Coaching & Tools

How to Track Your Pitcher's Velocity and Workload Over a Season

Overuse is the number-one driver of youth arm injuries, and it is invisible unless you measure it. Here is what to track across a season, and what each signal means.

6 min read·3 cited sources·Last reviewed June 17, 2026

The quick take

  • Overuse and fatigue are the biggest modifiable injury risks, and both are invisible unless tracked.
  • Track four things: pitches and innings, rest days, the velocity trend, and recent workload versus baseline.
  • A sudden workload spike, or a velocity drop that does not bounce back, is an early warning.
  • Tracking turns vague worry into specific decisions about when to rest and when to push.

Why track at all

The research keeps landing on the same conclusion: overuse and pitching while fatigued are the strongest modifiable risk factors for serious arm injury in young pitchers, and young pitchers who throw more than 100 innings in a year carry several times the injury risk.[1][2] The trouble is that overuse accumulates quietly across a long season. No parent can hold all of it in their head, game after game, team after team. Tracking is simply how you make the invisible visible.

What to track

1. Pitches and innings

Log daily pitch counts, and roll them up into weekly and full-season totals, including bullpens and warmups. The arm does not distinguish a game pitch from a side-session pitch. Keep an eye on the season innings, with roughly 100 competitive innings a year as a ceiling.[3]

2. Rest days

Required rest scales with how much your pitcher threw that day, so track the days off between outings, and never let him pitch on three consecutive days.[3] At a busy tournament, rest thresholds get crossed fast, which is exactly when a written log beats memory.

3. The velocity trend

Velocity is a useful window into fatigue. Within a single outing, a clear drop in velocity is a sign the arm is tiring and the day is done. Across weeks, a velocity that sags and does not recover with rest can signal accumulated overload. You are not chasing a high number here, you are watching for an unexplained decline.
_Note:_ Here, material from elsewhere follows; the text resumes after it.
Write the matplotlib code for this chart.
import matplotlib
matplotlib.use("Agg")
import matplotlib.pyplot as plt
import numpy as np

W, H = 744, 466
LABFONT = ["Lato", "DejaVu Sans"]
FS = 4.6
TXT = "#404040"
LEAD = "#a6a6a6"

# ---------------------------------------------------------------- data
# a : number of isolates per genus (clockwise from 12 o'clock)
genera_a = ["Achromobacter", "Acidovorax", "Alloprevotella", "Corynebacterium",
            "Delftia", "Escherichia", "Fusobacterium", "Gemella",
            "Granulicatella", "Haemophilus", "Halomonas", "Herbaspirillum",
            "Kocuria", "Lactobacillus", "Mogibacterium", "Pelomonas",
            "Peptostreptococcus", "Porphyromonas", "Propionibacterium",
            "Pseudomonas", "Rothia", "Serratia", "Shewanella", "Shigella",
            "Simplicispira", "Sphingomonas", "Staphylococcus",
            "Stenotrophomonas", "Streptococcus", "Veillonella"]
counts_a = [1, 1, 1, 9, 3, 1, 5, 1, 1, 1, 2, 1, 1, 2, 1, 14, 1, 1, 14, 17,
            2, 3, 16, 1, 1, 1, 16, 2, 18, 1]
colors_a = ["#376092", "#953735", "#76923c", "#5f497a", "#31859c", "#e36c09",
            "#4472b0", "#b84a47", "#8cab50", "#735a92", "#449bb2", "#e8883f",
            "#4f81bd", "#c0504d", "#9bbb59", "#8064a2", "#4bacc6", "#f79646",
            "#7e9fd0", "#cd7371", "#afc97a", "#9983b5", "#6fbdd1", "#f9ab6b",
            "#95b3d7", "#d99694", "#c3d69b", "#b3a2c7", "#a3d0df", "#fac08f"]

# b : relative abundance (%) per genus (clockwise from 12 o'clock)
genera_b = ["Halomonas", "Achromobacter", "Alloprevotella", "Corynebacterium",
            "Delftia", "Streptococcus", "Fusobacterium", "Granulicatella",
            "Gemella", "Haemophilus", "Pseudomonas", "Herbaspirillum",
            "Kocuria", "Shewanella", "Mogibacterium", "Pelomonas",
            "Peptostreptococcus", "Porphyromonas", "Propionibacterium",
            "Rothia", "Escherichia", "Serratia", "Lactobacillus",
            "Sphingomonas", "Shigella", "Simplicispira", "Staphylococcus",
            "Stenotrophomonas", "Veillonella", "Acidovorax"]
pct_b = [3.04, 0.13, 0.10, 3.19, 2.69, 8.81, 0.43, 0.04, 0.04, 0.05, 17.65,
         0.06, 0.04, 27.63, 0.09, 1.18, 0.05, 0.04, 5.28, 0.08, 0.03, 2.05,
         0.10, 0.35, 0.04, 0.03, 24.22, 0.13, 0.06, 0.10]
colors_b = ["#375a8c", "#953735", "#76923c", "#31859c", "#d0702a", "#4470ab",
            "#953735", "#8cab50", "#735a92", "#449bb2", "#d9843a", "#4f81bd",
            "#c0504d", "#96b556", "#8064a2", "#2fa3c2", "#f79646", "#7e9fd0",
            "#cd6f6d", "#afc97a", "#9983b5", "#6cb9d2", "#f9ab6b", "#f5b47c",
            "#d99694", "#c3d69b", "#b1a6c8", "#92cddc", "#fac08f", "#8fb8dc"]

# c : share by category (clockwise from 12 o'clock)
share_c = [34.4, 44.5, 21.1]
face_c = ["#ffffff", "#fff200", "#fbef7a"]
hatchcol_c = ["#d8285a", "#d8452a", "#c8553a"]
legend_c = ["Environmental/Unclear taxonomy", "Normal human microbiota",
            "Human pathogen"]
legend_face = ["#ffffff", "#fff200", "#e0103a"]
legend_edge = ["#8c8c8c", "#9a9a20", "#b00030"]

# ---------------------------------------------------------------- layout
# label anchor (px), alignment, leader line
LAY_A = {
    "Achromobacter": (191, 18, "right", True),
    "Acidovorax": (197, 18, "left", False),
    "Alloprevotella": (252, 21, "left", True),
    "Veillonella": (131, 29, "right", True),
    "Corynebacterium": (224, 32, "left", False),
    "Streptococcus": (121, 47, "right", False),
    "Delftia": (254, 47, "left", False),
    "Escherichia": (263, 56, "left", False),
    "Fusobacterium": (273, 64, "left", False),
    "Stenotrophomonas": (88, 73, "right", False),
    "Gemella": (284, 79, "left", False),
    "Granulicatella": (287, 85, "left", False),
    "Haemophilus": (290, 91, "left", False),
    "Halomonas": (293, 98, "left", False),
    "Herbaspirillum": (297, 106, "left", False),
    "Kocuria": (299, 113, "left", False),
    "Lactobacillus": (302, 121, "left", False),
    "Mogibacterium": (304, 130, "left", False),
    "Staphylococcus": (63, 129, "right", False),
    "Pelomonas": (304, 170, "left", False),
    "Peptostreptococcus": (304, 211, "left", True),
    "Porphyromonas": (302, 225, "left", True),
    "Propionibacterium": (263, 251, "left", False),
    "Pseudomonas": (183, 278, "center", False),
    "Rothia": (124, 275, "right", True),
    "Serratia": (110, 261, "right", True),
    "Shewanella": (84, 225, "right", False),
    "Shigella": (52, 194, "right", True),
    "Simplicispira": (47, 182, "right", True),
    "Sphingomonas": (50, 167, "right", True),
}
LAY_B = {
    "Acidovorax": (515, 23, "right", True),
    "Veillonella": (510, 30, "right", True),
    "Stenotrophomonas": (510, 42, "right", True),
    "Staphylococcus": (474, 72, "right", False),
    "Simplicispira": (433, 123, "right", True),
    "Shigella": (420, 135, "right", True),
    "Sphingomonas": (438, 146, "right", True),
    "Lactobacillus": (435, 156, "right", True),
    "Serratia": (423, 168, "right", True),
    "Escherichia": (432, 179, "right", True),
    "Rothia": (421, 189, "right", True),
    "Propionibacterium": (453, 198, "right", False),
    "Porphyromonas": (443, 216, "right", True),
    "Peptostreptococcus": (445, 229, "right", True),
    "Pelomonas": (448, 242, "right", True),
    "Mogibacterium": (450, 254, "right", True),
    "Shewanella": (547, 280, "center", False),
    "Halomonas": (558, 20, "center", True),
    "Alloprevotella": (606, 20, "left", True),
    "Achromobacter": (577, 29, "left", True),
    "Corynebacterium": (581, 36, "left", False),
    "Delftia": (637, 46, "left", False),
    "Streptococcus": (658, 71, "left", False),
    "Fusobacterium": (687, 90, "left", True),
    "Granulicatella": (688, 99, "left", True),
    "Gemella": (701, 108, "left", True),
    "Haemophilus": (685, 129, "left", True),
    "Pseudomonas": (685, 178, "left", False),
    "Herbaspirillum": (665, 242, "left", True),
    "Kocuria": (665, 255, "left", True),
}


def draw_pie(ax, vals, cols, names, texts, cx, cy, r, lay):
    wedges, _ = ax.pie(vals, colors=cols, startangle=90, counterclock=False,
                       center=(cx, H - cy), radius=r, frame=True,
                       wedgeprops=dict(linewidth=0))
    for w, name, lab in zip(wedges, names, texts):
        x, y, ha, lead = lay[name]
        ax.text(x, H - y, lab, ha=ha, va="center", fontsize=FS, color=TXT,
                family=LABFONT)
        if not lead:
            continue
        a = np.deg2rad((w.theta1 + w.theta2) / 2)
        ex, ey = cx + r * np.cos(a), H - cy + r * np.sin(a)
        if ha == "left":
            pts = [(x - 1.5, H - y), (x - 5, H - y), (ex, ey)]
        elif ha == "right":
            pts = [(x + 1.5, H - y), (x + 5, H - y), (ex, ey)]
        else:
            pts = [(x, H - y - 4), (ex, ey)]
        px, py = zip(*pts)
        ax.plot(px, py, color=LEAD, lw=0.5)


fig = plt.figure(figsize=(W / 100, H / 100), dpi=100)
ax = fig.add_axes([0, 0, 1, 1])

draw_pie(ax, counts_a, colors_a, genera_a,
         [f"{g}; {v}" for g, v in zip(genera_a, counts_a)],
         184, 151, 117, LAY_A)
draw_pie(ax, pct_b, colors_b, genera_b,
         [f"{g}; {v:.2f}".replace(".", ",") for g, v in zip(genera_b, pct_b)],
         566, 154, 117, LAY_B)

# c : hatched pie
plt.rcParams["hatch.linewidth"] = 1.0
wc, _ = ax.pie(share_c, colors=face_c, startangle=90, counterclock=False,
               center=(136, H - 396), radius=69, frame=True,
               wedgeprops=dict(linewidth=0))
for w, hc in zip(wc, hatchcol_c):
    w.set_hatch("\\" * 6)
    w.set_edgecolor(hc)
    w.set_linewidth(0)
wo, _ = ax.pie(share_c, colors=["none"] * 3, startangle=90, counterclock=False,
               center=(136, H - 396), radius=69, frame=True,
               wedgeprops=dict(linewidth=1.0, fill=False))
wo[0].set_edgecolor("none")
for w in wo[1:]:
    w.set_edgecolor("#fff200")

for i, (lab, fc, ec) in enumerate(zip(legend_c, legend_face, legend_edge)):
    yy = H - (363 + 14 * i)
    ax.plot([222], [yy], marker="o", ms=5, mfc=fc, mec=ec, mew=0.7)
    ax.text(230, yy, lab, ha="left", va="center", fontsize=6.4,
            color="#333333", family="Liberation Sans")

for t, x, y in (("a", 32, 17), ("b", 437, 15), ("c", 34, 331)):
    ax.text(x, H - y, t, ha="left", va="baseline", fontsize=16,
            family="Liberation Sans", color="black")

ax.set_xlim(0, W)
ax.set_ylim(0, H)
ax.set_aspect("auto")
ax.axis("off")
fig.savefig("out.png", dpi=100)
4. Recent workload versus baseline

The most useful workload concept is comparing recent throwing to the longer-term average the arm is used to. Injuries tend to cluster when workload spikes, when a pitcher ramps up too far, too fast, relative to what he has been doing. The goal is gradual change, not a sudden jump from a quiet stretch into a heavy weekend.
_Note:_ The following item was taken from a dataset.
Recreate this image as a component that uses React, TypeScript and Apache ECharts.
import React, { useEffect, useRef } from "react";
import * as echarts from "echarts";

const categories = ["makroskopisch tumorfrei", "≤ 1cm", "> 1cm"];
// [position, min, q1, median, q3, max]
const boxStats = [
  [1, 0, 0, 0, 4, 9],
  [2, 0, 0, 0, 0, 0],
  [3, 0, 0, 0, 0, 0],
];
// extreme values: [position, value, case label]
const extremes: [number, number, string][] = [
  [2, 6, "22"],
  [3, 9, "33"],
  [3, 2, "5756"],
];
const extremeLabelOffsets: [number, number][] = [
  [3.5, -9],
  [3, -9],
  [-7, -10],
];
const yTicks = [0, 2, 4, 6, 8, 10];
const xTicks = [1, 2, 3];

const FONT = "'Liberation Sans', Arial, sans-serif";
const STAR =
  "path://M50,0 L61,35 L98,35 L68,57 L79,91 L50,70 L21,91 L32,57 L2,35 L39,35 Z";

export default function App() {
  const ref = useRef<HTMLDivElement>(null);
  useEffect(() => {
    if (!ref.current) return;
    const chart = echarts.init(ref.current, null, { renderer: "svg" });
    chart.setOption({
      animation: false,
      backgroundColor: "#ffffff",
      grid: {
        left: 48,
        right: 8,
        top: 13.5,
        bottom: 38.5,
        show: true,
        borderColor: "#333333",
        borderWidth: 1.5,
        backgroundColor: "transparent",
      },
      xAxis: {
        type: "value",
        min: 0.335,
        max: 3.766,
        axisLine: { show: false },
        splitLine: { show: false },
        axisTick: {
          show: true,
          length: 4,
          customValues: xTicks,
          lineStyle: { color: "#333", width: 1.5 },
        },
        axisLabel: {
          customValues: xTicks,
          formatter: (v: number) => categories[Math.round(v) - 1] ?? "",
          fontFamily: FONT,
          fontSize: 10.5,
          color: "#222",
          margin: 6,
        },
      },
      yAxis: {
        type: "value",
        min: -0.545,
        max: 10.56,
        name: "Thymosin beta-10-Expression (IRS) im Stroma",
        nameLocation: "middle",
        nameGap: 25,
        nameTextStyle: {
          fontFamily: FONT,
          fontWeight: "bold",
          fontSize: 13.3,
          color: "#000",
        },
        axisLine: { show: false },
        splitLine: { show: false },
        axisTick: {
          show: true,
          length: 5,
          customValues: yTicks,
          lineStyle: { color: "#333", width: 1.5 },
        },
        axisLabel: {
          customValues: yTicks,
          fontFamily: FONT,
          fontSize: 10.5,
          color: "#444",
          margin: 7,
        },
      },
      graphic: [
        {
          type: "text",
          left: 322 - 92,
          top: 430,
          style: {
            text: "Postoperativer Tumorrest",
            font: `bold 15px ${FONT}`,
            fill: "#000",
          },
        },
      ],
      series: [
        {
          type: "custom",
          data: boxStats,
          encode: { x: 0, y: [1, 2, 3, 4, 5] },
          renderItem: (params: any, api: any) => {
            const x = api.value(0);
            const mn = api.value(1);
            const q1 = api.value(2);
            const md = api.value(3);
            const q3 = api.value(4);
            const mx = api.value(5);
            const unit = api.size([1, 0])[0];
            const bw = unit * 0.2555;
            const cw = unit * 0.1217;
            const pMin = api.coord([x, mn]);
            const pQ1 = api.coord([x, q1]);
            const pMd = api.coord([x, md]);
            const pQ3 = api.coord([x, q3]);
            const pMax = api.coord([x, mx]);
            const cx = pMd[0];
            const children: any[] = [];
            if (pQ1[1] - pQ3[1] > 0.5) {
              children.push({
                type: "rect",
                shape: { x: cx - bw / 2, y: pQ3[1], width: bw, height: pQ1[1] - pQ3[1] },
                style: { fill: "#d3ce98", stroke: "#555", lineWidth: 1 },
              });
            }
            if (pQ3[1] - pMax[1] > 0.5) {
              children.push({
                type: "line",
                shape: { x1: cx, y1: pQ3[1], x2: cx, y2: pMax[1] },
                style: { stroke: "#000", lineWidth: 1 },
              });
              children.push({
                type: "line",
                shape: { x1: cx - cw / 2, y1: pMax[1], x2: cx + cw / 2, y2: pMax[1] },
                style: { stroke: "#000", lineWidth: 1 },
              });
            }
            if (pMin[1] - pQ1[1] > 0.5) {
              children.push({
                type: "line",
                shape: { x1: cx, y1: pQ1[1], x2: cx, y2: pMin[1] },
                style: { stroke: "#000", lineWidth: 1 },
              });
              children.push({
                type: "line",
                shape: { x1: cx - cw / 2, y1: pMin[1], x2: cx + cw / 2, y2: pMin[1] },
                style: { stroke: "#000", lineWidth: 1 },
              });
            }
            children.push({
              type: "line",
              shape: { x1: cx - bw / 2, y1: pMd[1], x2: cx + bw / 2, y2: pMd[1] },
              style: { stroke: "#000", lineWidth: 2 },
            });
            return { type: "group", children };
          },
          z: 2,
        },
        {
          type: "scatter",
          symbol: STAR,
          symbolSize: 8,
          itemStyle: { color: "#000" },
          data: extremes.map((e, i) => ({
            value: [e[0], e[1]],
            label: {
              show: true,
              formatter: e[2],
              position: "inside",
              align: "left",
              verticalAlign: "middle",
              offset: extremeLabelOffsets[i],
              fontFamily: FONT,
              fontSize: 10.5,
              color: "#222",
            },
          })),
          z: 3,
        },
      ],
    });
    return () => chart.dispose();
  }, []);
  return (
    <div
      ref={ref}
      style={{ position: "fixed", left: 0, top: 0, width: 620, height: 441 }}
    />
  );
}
Make it a system, not a guess

The point of tracking is not anxiety, it is decisions. When the numbers are in front of you, the calls get easier: rest him this weekend, skip the second team, back off the bullpen. This is exactly what a workload log is built to do, and it is the core of how CritchPitch tracks throwing and flags spikes and drift over a season. You can start by screening a pitch and building the profile.

Common questions

How do you track a youth pitcher's workload?+

Log daily pitch counts (including bullpens and warmups), roll them into weekly and season totals, record rest days between outings, and watch the velocity trend. Comparing recent throwing to the longer-term baseline helps you catch dangerous spikes.

What is acute-to-chronic workload?+

It is the comparison of recent throwing (the acute load) to the longer-term average the arm is accustomed to (the chronic load). Injuries tend to cluster when the recent load spikes well above the baseline, so keeping changes gradual is protective.
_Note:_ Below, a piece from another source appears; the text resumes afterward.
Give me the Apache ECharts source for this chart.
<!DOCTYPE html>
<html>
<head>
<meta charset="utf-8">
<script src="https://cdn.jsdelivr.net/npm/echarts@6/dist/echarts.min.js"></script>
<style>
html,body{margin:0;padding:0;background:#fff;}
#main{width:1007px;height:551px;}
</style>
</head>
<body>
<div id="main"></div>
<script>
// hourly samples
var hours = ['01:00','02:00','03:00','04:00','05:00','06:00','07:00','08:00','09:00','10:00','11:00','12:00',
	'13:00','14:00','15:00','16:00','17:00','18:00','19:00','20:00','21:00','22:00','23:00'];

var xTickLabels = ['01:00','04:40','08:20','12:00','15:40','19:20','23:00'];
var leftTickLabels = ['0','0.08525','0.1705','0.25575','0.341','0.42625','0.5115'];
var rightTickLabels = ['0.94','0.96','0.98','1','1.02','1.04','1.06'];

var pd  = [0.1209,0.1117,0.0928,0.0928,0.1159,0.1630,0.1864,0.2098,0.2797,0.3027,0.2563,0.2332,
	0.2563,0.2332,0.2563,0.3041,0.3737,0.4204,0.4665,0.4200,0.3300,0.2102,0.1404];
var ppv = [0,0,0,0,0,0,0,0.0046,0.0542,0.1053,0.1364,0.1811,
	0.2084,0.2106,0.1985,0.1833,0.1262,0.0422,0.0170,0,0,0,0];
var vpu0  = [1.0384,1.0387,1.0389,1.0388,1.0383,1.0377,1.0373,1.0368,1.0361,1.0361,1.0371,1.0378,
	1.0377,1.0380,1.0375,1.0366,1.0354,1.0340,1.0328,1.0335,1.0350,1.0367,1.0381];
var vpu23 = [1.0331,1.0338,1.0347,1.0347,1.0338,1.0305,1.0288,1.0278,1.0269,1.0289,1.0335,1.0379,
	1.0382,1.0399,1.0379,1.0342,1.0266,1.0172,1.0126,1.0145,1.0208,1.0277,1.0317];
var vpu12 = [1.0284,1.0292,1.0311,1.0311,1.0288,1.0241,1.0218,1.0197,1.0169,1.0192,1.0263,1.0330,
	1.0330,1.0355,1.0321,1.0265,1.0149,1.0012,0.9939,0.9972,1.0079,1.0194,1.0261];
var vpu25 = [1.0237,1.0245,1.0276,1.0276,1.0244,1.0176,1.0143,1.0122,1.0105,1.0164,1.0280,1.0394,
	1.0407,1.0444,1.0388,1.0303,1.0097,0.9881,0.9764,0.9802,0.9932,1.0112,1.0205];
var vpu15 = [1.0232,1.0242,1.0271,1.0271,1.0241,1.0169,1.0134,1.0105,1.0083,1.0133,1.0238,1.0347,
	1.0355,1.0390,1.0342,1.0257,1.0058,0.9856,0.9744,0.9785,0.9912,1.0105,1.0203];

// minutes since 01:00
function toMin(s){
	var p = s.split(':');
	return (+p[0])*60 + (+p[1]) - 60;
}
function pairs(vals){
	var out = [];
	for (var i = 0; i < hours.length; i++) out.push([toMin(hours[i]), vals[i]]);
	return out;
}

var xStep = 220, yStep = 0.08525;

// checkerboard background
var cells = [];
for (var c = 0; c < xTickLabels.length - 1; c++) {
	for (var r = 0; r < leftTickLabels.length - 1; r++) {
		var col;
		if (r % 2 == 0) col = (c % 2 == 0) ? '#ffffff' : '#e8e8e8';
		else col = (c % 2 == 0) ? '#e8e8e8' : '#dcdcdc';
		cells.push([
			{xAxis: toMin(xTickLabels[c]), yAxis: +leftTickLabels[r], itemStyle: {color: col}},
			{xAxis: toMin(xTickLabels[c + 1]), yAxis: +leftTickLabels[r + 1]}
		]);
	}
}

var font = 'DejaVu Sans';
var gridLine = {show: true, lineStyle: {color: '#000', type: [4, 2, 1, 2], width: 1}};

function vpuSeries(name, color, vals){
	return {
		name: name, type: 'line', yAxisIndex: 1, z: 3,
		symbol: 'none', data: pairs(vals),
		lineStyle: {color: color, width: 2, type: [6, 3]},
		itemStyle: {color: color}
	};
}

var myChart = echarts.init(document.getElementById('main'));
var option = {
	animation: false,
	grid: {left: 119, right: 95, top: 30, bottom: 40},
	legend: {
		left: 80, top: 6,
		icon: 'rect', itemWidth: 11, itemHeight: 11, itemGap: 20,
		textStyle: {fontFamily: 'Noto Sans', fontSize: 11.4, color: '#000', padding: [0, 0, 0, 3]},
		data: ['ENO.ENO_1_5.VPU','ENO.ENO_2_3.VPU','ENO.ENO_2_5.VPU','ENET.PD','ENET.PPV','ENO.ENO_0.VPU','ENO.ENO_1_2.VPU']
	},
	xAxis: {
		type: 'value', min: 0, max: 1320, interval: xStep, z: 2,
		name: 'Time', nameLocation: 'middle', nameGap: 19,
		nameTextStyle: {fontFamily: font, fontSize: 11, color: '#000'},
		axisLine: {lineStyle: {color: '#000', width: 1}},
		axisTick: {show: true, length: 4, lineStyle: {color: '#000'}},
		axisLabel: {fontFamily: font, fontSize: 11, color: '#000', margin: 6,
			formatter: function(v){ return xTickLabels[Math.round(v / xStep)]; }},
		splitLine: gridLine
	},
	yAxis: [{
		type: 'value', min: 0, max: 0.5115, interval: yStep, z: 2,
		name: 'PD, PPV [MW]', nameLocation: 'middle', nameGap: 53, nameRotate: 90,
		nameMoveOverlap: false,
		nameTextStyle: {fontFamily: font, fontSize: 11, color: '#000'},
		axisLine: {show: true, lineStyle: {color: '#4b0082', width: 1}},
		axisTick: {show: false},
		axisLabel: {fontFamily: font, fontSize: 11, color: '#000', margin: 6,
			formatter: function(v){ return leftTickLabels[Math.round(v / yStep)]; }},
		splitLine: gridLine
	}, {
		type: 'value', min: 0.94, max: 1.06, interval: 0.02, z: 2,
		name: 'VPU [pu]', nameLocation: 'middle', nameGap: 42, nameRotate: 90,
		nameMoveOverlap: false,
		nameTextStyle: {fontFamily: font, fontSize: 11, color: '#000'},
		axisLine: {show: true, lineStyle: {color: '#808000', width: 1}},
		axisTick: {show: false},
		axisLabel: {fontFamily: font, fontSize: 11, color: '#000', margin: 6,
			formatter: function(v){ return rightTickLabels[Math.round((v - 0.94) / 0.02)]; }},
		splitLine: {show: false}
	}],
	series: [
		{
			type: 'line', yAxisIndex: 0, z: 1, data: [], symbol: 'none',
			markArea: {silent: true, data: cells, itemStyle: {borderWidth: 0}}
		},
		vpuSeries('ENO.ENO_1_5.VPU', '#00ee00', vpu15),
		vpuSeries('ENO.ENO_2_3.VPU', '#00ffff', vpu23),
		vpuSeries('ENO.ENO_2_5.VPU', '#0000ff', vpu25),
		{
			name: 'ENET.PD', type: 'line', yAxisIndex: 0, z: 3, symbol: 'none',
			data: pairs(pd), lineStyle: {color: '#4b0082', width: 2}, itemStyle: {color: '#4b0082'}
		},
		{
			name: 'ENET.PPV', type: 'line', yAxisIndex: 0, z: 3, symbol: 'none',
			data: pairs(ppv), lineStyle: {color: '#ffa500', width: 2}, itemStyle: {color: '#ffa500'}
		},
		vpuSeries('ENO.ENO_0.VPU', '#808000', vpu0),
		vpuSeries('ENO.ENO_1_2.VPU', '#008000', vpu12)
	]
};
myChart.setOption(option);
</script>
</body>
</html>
How do you know if a pitcher is overworked?+

Warning signs include a sudden spike in throwing volume, a velocity or command decline that does not recover with rest, in-outing fatigue, and not enough rest days between appearances. Tracking these makes the pattern visible before an injury.

Why track pitching velocity over a season?+

Velocity is a window into fatigue. A drop within an outing means the arm is tiring, and a sustained decline across weeks that does not recover with rest can signal accumulated overload. You are watching for unexplained declines, not chasing a peak number.

Sources

This article is reviewed against the research below. Where findings are debated, we say so in the text rather than overstating the certainty.

  1. 1.Olsen SJ, Fleisig GS, Dun S, Loftice J, Andrews JR. Risk Factors for Shoulder and Elbow Injuries in Adolescent Baseball Pitchers. Am J Sports Med. 2006;34(6):905-912. American Journal of Sports Medicine. https://pubmed.ncbi.nlm.nih.gov/16452269/
  2. 2.Fleisig GS, Andrews JR, Cutter GR, et al. Risk of Serious Injury for Young Baseball Pitchers: A 10-Year Prospective Study. Am J Sports Med. 2011;39(2):253-257. American Journal of Sports Medicine. https://pubmed.ncbi.nlm.nih.gov/21098816/
  3. 3.MLB and USA Baseball, Pitch Smart: Pitching Guidelines (pitch limits, required rest, and the ~100 innings/year ceiling). Major League Baseball / USA Baseball. https://www.mlb.com/pitch-smart/pitching-guidelines

This article is education, not a medical diagnosis, injury prediction, or treatment plan. If your pitcher has pain or you have concerns about an injury, consult a qualified sports medicine professional.